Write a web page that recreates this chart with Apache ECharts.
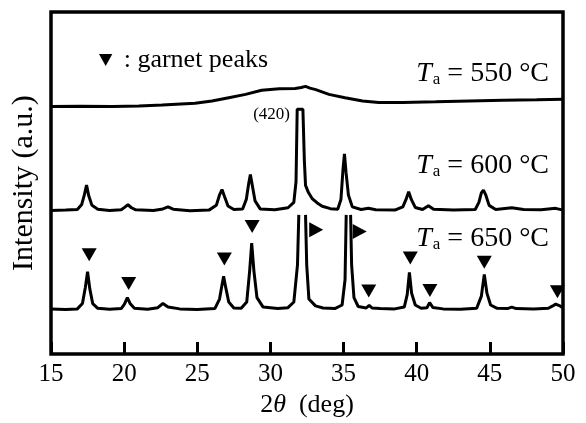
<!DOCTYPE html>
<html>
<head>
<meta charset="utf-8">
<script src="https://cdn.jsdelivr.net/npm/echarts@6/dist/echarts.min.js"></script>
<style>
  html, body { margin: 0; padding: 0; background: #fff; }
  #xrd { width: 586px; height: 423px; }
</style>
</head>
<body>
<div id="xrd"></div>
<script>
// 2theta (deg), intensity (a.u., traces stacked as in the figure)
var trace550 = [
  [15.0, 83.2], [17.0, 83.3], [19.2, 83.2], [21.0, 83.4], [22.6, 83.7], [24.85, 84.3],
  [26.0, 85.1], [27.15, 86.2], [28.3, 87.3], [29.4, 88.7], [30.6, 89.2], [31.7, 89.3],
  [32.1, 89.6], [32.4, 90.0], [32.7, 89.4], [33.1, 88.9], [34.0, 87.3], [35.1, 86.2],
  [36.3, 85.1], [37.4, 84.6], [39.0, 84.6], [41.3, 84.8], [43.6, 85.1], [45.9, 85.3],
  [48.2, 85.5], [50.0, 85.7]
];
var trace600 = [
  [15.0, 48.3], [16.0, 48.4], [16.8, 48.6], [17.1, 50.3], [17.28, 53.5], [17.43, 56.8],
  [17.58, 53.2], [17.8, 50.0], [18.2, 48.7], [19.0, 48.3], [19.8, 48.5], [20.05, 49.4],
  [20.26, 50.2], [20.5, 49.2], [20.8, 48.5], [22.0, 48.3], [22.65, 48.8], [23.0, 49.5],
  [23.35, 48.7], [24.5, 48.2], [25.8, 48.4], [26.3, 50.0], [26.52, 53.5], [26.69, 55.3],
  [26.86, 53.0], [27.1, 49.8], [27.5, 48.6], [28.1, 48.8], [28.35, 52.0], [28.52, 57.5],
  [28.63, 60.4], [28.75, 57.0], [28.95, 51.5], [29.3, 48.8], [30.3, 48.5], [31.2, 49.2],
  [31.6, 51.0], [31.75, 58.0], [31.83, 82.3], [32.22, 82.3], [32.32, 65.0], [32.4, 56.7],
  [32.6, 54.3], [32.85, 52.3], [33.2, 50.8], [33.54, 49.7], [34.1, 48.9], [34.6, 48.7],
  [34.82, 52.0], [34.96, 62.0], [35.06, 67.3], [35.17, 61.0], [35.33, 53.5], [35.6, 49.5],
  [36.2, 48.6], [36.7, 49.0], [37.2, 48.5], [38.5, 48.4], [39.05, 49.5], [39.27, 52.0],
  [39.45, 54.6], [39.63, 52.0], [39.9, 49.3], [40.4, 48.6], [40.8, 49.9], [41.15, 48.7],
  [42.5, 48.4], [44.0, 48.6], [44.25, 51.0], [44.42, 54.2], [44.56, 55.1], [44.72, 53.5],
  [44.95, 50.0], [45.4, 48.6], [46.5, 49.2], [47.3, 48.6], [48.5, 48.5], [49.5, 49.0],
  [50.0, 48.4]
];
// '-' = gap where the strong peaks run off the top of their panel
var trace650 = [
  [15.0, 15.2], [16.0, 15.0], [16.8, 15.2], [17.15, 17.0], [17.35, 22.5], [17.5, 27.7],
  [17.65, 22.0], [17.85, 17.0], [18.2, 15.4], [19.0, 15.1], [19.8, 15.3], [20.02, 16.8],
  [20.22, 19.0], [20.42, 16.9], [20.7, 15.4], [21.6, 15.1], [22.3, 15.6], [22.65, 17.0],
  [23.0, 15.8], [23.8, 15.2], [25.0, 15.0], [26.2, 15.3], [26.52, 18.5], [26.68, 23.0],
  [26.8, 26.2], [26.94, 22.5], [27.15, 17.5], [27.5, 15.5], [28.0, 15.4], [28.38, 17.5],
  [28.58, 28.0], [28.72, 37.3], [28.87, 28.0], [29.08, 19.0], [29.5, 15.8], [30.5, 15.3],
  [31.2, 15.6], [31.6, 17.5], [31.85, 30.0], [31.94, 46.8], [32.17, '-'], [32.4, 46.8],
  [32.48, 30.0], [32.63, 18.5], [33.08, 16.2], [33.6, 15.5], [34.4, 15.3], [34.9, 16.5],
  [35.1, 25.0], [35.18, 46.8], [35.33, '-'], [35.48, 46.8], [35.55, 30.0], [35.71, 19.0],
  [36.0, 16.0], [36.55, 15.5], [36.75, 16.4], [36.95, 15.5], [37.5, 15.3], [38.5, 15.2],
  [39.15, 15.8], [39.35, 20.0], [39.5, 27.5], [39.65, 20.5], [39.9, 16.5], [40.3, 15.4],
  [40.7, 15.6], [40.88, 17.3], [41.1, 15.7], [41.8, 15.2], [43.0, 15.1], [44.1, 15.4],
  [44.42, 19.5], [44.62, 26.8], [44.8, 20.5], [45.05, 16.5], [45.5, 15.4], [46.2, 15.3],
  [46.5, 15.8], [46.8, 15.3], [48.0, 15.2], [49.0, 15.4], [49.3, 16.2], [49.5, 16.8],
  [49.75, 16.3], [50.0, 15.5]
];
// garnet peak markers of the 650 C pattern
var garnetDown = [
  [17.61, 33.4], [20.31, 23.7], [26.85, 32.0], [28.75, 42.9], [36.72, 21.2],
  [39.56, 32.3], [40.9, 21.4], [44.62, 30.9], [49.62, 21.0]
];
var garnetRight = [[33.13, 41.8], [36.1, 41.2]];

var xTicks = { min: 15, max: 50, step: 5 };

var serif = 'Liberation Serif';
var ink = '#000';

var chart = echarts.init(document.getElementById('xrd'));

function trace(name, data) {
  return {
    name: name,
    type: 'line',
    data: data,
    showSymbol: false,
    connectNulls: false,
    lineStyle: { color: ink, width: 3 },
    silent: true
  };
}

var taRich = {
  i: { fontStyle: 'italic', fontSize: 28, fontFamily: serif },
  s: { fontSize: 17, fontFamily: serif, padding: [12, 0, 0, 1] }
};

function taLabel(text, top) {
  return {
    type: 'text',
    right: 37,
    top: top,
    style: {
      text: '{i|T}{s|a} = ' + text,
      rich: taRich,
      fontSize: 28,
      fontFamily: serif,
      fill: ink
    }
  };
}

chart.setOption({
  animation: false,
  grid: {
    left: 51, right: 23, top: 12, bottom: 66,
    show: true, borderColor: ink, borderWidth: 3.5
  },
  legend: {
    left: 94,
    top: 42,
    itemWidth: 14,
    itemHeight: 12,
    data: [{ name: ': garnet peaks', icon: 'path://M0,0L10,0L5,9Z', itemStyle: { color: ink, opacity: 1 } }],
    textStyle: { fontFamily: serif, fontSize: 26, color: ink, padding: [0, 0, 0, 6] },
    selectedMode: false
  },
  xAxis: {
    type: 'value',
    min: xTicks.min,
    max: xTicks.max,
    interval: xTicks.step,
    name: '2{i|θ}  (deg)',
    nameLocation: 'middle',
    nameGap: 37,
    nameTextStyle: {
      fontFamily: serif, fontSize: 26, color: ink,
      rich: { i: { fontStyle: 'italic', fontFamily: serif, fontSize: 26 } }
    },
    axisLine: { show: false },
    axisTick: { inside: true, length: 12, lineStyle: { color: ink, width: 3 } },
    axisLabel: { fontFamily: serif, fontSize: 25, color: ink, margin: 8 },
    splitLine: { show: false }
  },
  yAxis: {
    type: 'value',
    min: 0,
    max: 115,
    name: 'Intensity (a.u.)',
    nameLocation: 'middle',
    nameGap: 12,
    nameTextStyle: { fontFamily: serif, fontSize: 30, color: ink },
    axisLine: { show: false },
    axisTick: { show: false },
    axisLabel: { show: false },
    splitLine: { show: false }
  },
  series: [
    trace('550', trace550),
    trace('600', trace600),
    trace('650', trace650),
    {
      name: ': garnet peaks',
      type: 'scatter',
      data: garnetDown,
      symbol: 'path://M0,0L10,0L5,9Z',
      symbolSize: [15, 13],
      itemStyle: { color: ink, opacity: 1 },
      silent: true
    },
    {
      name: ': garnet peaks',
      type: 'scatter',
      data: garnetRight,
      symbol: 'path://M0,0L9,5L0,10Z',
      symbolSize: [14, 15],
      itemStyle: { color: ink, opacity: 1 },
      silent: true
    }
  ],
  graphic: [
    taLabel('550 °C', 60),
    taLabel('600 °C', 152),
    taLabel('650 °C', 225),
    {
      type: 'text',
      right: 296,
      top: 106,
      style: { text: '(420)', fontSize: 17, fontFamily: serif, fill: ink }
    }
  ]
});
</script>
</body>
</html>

==

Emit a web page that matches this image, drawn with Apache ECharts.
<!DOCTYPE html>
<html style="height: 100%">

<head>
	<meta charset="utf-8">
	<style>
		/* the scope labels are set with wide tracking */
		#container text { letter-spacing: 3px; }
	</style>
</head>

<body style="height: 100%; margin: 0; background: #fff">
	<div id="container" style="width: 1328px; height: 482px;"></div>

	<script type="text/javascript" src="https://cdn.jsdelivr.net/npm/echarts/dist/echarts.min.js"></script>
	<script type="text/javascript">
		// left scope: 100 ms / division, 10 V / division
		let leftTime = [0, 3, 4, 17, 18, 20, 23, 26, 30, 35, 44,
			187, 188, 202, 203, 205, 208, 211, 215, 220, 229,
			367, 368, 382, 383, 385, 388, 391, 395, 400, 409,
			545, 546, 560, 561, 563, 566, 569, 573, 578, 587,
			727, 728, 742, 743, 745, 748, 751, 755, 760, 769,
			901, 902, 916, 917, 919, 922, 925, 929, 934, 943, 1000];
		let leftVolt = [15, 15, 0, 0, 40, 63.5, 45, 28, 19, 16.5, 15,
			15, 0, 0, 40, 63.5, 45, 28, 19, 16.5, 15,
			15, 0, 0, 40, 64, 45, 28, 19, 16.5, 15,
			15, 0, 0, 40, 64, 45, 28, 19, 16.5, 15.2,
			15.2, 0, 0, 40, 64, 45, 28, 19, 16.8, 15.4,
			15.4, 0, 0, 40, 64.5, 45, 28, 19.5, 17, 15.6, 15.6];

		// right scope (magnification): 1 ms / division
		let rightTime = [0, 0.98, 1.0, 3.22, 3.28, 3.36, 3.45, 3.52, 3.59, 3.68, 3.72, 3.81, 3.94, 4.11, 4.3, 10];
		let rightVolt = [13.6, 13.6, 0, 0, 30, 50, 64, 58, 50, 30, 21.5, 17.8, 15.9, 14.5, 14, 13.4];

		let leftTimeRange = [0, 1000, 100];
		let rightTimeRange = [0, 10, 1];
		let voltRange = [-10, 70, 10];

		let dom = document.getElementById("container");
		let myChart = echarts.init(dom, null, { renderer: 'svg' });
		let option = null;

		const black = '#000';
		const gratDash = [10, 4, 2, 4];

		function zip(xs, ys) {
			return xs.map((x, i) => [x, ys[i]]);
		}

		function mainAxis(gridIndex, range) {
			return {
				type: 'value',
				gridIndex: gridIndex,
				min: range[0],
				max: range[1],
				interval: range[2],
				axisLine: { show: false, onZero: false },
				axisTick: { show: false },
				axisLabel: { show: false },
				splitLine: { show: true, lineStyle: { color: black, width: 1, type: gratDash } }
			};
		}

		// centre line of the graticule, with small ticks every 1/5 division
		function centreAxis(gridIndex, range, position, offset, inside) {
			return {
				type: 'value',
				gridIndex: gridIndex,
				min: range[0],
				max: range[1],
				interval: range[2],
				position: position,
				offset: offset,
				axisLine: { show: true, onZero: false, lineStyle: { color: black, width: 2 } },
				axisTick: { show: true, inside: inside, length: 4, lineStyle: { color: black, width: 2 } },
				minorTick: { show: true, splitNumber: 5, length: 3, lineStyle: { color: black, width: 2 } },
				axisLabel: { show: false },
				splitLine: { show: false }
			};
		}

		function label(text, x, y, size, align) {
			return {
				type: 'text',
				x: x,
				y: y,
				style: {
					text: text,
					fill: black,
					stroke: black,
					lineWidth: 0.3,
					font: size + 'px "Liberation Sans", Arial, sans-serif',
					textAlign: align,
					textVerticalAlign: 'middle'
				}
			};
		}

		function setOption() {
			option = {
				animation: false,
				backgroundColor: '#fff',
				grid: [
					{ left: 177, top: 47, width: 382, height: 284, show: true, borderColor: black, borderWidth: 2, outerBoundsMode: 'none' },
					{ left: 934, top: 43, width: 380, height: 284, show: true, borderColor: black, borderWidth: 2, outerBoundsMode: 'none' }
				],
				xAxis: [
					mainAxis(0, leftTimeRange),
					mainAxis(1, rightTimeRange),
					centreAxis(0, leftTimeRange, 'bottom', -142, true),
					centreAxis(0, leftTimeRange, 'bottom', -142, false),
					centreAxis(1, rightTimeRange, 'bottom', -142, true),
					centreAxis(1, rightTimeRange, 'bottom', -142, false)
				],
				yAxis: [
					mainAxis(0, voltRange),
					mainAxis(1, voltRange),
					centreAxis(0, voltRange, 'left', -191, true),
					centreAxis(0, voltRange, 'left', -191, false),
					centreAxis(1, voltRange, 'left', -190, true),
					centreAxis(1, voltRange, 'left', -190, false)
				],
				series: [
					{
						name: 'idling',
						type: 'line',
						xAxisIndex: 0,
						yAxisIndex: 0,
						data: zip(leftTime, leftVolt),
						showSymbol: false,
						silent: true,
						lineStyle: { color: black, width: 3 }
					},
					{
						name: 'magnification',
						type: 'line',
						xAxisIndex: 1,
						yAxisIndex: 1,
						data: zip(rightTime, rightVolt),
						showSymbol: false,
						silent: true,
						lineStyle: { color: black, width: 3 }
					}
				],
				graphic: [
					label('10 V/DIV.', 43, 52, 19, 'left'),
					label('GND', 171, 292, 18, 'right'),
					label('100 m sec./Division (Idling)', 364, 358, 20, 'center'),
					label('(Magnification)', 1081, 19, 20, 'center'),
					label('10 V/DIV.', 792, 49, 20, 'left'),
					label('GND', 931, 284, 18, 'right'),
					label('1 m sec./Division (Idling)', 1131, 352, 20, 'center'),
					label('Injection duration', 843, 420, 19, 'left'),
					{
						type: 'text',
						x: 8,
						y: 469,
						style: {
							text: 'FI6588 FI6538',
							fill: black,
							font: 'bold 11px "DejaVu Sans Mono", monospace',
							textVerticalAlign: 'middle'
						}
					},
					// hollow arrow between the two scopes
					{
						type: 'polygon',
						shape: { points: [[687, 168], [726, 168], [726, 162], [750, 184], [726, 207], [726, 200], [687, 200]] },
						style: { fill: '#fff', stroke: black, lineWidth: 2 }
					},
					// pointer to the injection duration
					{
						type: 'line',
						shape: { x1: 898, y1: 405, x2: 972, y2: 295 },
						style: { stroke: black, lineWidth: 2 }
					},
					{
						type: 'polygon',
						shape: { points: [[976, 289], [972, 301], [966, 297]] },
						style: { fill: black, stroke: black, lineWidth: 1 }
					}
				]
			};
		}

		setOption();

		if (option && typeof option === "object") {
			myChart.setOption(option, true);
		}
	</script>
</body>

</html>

**GIVEN PROBLEM:** In the entries above, find lines with "page" and copy each.

**CORRECT OUTPUT:**
Write a web page that recreates this chart with Apache ECharts.
Emit a web page that matches this image, drawn with Apache ECharts.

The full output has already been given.